At the time I thought N64 games looked significantly better than pretty much anything on PSX or the Saturn.
I'm sure PlayStation had some capabilities that were better, but for me the fact that everything was shimmering, aliased and even fucking pixellated made pretty much everything on them absolutely ugly, even at the time.
I suppose to a large extent it's a matter of taste. But for me something like Mario 64 looked way better than anything else on the other consoles.
Super Mario 64 uses N64's strengths very well. It looks like it uses a lot more polys than the average PS1 game but in reality the N64 only uses a handful of them to render it's big flat surfaces thanks to the perspective correction. It's colorful, cartoony worlds also hide the fact that the textures are smaller than the average textures of a PS1 game.
PS1 would have to work harder to for a game like Mario 64 because in order to render one of it's big, flat surfaces, it would have to use a spiderweb of many small polygons, otherwise the surface would be unstable and warp all over the place. The level geometry would look the same but it would have to use a lot more polys.
So yeah, PS1 does do more polys on average, but N64 uses them much more efficiently, since the PS1 needs to waste many of them to reduce the unstable warping. Which is the PS1's biggest flaw. Perspective correction on the N64 is why you get games like Mario 64 and Banjo-Kazooie (the best looking game for N64 IMO). And despite the PS1 pushing more polygons, it would still need to make sacrifices if these games were ever ported. But you can see how the PS1 uses it's polys more efficiently (and beats many similar N64 games) in racing games. You can see in games like Crash Team Racing, how the environments have more complexity VS Mario Kart or even Diddy Kong Racing.
Despite all that, the N64
does have the ability to push more polys than the PS1. A few devs proved that by using custom microcodes. The poster child game for this is World Driver Championship IMO.
The pics are from a time trial so you only see one car (it's also emulated so it's sharper than normal), but you can race against 7 other cars on the same screen and they all use as many polys as yours. These models are more detailed compared to any car model from any PS1 or Saturn game. The environments are also much more detailed compared to other N64 racers with plenty of background objects. And the frame rate is almost always steady 30fps with very little pop-up.
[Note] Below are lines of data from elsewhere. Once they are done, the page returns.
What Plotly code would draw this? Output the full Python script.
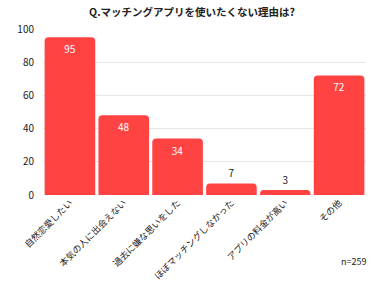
import plotly.graph_objects as go

categories = ["自然恋愛したい", "本気の人に出会えない", "過去に嫌な思いをした", "ほぼマッチングしなかった", "アプリの料金が高い", "その他"]
values = [95, 48, 34, 7, 3, 72]
title = "Q.マッチングアプリを使いたくない理由は?"
note = "n=259"

FONT = "Noto Sans CJK JP"
positions = ["inside" if v >= 20 else "outside" for v in values]
text_colors = ["white" if v >= 20 else "#222222" for v in values]

fig = go.Figure(go.Bar(
    x=categories, y=values,
    marker=dict(color="#ff4343", line=dict(width=0)),
    text=[str(v) for v in values],
    textposition=positions,
    insidetextanchor="end",
    textfont=dict(family=FONT, size=10, color=text_colors),
    cliponaxis=False,
))
fig.update_layout(
    width=384, height=284,
    margin=dict(l=43, r=18, t=29, b=89, autoexpand=False),
    paper_bgcolor="white", plot_bgcolor="white",
    bargap=0.06,
    barcornerradius=4,
    showlegend=False,
    title=dict(text=title, x=0.5, xanchor="center", y=0.955, yanchor="middle",
               font=dict(family=FONT, size=10.5, color="#222222", weight="bold")),
    font=dict(family=FONT, color="#222222"),
)
fig.update_yaxes(range=[0, 100], dtick=20, showgrid=True, gridcolor="#e6e6e6", gridwidth=1,
                 zeroline=False, showline=False, ticks="", tickfont=dict(size=10, color="#222222"),
                 automargin=False, ticklabelstandoff=8)
fig.update_xaxes(tickangle=-45, showline=False, ticks="", tickfont=dict(size=9, color="#222222"),
                 automargin=False)
fig.add_annotation(text=note, xref="paper", yref="paper", x=1.005, y=-0.40, xanchor="right",
                   yanchor="middle", showarrow=False, font=dict(family=FONT, size=9, color="#222222"))
fig.write_html("out.html")
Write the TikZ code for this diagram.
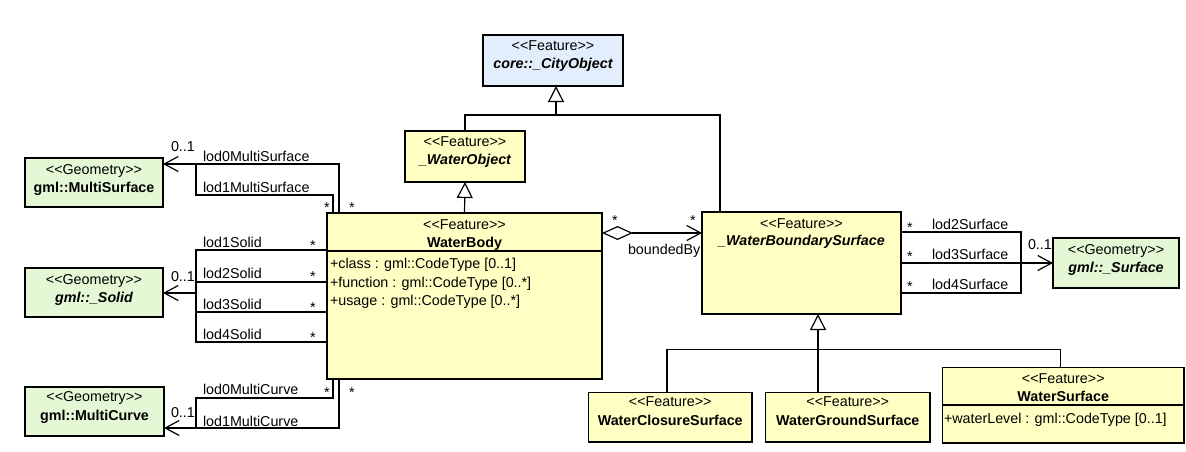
\documentclass[tikz,border=0pt]{standalone}
\usepackage{fontspec}
\setmainfont{Liberation Sans}[Ligatures=TeXOff]
\usetikzlibrary{arrows.meta}

\definecolor{featfill}{HTML}{FFFFC4}
\definecolor{geomfill}{HTML}{E4F8D6}
\definecolor{corefill}{HTML}{E2EEFB}

\begin{document}
\begin{tikzpicture}[x=1pt, y=-1pt,
  font=\fontsize{14.3}{17}\selectfont,
  box/.style={draw=black, line width=1.2pt, inner sep=0pt, outer sep=0pt},
  feat/.style={box, fill=featfill},
  geom/.style={box, fill=geomfill},
  core/.style={box, fill=corefill},
  txt/.style={inner sep=0pt, outer sep=0pt, anchor=base},
  ltxt/.style={inner sep=0pt, outer sep=0pt, anchor=base west},
  conn/.style={draw=black, line width=1.2pt},
  gen/.style={conn, -{Triangle[open, length=16pt, width=16pt, fill=white]}},
  assoc/.style={conn, -{Straight Barb[length=14pt, width=15pt]}},
  agg/.style={conn, {Diamond[open, length=31pt, width=14pt, fill=white]}-{Straight Barb[length=14pt, width=15pt]}},
]
\useasboundingbox (0,0) rectangle (1186,451);

% ---------- classes ----------
\node[core, minimum width=140pt, minimum height=51pt] (city) at (553,60.5) {};
\node[txt] (city-st) at (553,50) {<<Feature>>};
\node[txt, font=\fontsize{14.3}{17}\selectfont\bfseries\itshape] (city-nm) at (553,68) {core::\_CityObject};

\node[feat, minimum width=120pt, minimum height=51pt] (wobj) at (465,156.5) {};
\node[txt] (wobj-st) at (465,146.5) {<<Feature>>};
\node[txt, font=\fontsize{14.3}{17}\selectfont\bfseries\itshape] (wobj-nm) at (465,164.3) {\_WaterObject};

\node[feat, minimum width=275pt, minimum height=166pt] (wb) at (464.5,296) {};
\node[txt] (wb-st) at (464.5,229) {<<Feature>>};
\node[txt, font=\fontsize{14.3}{17}\selectfont\bfseries] (wb-nm) at (464.5,247) {WaterBody};
\coordinate (wbsep) at (0,251);
\draw[box] (wb.west |- wbsep) -- (wb.east |- wbsep);
\node[ltxt] (wb-a1) at (330,268) {+class : gml::CodeType [0..1]};
\node[ltxt] (wb-a2) at (330,287) {+function : gml::CodeType [0..*]};
\node[ltxt] (wb-a3) at (330,305) {+usage : gml::CodeType [0..*]};

\node[feat, minimum width=199pt, minimum height=102pt] (wbs) at (801.5,263) {};
\node[txt] (wbs-st) at (801.5,228) {<<Feature>>};
\node[txt, font=\fontsize{14.3}{17}\selectfont\bfseries\itshape] (wbs-nm) at (801.5,245) {\_WaterBoundarySurface};

\node[geom, minimum width=126pt, minimum height=50pt] (surf) at (1116,263) {};
\node[txt] (surf-st) at (1116,254) {<<Geometry>>};
\node[txt, font=\fontsize{14.3}{17}\selectfont\bfseries\itshape] (surf-nm) at (1116,272) {gml::\_Surface};

\node[geom, minimum width=138pt, minimum height=49pt] (ms) at (94,182.5) {};
\node[txt] (ms-st) at (94,174) {<<Geometry>>};
\node[txt, font=\fontsize{14.3}{17}\selectfont\bfseries] (ms-nm) at (94,192) {gml::MultiSurface};

\node[geom, minimum width=138pt, minimum height=49pt] (solid) at (94,292.5) {};
\node[txt] (solid-st) at (94,284) {<<Geometry>>};
\node[txt, font=\fontsize{14.3}{17}\selectfont\bfseries\itshape] (solid-nm) at (94,302) {gml::\_Solid};

\node[geom, minimum width=139pt, minimum height=49pt] (mc) at (94.5,411.5) {};
\node[txt] (mc-st) at (94.5,401) {<<Geometry>>};
\node[txt, font=\fontsize{14.3}{17}\selectfont\bfseries] (mc-nm) at (94.5,420) {gml::MultiCurve};

\node[feat, minimum width=163.5pt, minimum height=49.5pt] (wcs) at (670.25,417.25) {};
\node[txt] (wcs-st) at (670.25,406.7) {<<Feature>>};
\node[txt, font=\fontsize{14.3}{17}\selectfont\bfseries] (wcs-nm) at (670.25,425) {WaterClosureSurface};

\node[feat, minimum width=164.5pt, minimum height=49.5pt] (wgs) at (847.75,417.25) {};
\node[txt] (wgs-st) at (847.75,406.7) {<<Feature>>};
\node[txt, font=\fontsize{14.3}{17}\selectfont\bfseries] (wgs-nm) at (847.75,425) {WaterGroundSurface};

\node[feat, minimum width=241.5pt, minimum height=75.5pt] (ws) at (1063.25,405.25) {};
\node[txt] (ws-st) at (1063.25,383) {<<Feature>>};
\node[txt, font=\fontsize{14.3}{17}\selectfont\bfseries] (ws-nm) at (1063.25,401) {WaterSurface};
\coordinate (wssep) at (0,405);
\draw[box] (ws.west |- wssep) -- (ws.east |- wssep);
\node[ltxt] (ws-a1) at (944,423) {+waterLevel : gml::CodeType [0..1]};

% ---------- generalizations ----------
\coordinate (gtop) at (556,115);
\coordinate (gtopR) at (720,115);
\draw[gen] (wobj.north) |- (gtop) -- (city.south -| gtop);
\draw[conn] (wbs.north -| gtopR) -- (gtopR) -- (gtop);
\draw[gen] (wb.north) -- (wobj.south);

\coordinate (gbar) at (818,349.5);
\coordinate (gbarL) at (667,349.5);
\coordinate (gbarR) at (1060.5,349.5);
\draw[gen] (wgs.north -| gbar) -- (wbs.south -| gbar);
\draw[conn] (wcs.north -| gbarL) -- (gbarL) -- (gbar);
\draw[conn] (ws.north -| gbarR) -- (gbarR) -- (gbar);

% ---------- boundedBy aggregation ----------
\coordinate (aggy) at (650,233);
\draw[agg] (wb.east |- aggy) -- (wbs.west |- aggy);
\node[txt] (agg-m1) at (615,225) {*};
\node[txt] (agg-m2) at (693,225) {*};
\node[ltxt] (agg-lb) at (628,254) {boundedBy};

% ---------- surface geometry ----------
\coordinate (s2) at (1021,232);
\coordinate (sj) at (1021,263);
\coordinate (s4) at (1021,293);
\draw[conn] (wbs.east |- s2) -- (s2) -- (sj);
\draw[conn] (wbs.east |- s4) -- (s4) -- (sj);
\draw[assoc] (wbs.east |- sj) -- (surf.west |- sj);
\node[txt] (s2-m) at (910,232) {*};
\node[txt] (s3-m) at (910,261) {*};
\node[txt] (s4-m) at (910,291) {*};
\node[ltxt] (s2-lb) at (932,229) {lod2Surface};
\node[ltxt] (s3-lb) at (932,259) {lod3Surface};
\node[ltxt] (s4-lb) at (932,289) {lod4Surface};
\node[ltxt] (s-mult) at (1028,249) {0..1};

% ---------- multi surface ----------
\coordinate (ms0) at (339,164);
\coordinate (ms1) at (333,195);
\coordinate (msj) at (196,164);
\draw[assoc] (wb.north -| ms0) -- (ms0) -- (ms.east |- ms0);
\draw[conn] (wb.north -| ms1) -- (ms1) -- (ms1 -| msj) -- (msj);
\node[ltxt] (ms0-lb) at (203,161) {lod0MultiSurface};
\node[ltxt] (ms1-lb) at (203,192) {lod1MultiSurface};
\node[ltxt] (ms-mult) at (171,151) {0..1};
\node[txt] (ms1-m) at (327,212) {*};
\node[txt] (ms0-m) at (352,212) {*};

% ---------- solids ----------
\coordinate (sl1) at (196,250);
\coordinate (sl2) at (196,282);
\coordinate (sl3) at (196,312);
\coordinate (sl4) at (196,342);
\coordinate (sv) at (196,293);
\draw[conn] (wb.west |- sl1) -- (sl1) -- (sl4) -- (wb.west |- sl4);
\draw[conn] (wb.west |- sl2) -- (sl2);
\draw[conn] (wb.west |- sl3) -- (sl3);
\draw[assoc] (sv) -- (solid.east |- sv);
\node[ltxt] (sl1-lb) at (203,247) {lod1Solid};
\node[ltxt] (sl2-lb) at (203,278) {lod2Solid};
\node[ltxt] (sl3-lb) at (203,309) {lod3Solid};
\node[ltxt] (sl4-lb) at (203,339) {lod4Solid};
\node[txt] (sl1-m) at (313,250) {*};
\node[txt] (sl2-m) at (313,281) {*};
\node[txt] (sl3-m) at (313,312) {*};
\node[txt] (sl4-m) at (313,342) {*};
\node[ltxt] (sl-mult) at (171,281) {0..1};

% ---------- multi curve ----------
\coordinate (mc0) at (333,398);
\coordinate (mc0b) at (196,398);
\coordinate (mc1) at (339,428);
\coordinate (mcj) at (196,428);
\draw[assoc] (wb.south -| mc1) -- (mc1) -- (mc.east |- mc1);
\draw[conn] (wb.south -| mc0) -- (mc0) -- (mc0b) -- (mcj);
\node[ltxt] (mc0-lb) at (203,394) {lod0MultiCurve};
\node[ltxt] (mc1-lb) at (203,426) {lod1MultiCurve};
\node[txt] (mc0-m) at (327,397) {*};
\node[txt] (mc1-m) at (352,397) {*};
\node[ltxt] (mc-mult) at (171,417) {0..1};
\end{tikzpicture}
\end{document}
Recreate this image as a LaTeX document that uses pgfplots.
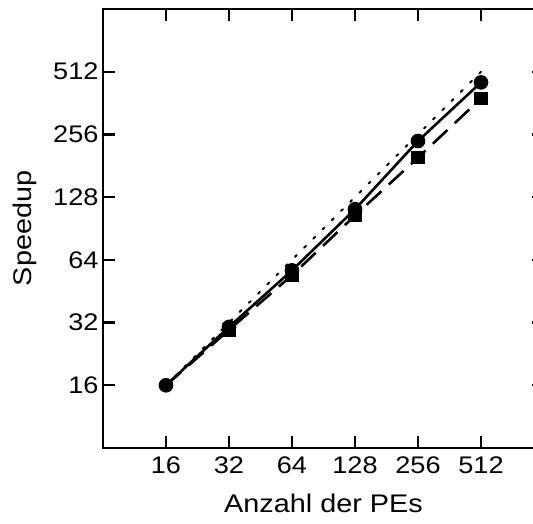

There is another racing game from the same dev (BOSS Studios) called "Stunt Racer 64" and that also uses a ton of polygons to render it's tracks. There are quite a few late releases from several devs (like Factor 5) who used microcodes so they can make better use of the N64 hardware. All these games are far and above what the PS1 could do in terms of polygon pushing.
As far as textures are concerned, the PS1 (and Saturn) are better, there is no doubt about it. The N64 has a very small texture cache which only allows very small textures in comparison. And the fact that the N64 can render big surfaces very easily, and uses them often, means that these textures have to be stretched a lot. Which is why the textures in most games look blurrier on the N64.
This problem can be fixed, however. The developer can use a few smaller textures and stitch them together so they can make a big, detailed one. RARE did this with Banjo-Kazooie and that's why the game has amazing textures to behold:
This approach, however, is time consuming. Not every developer would bother. Not even Nintendo themselves. As a result, the average N64 game has blurry textures and combined with it's heavy anti-aliasing and a not so good video output, you got the blurry look in many N64 games.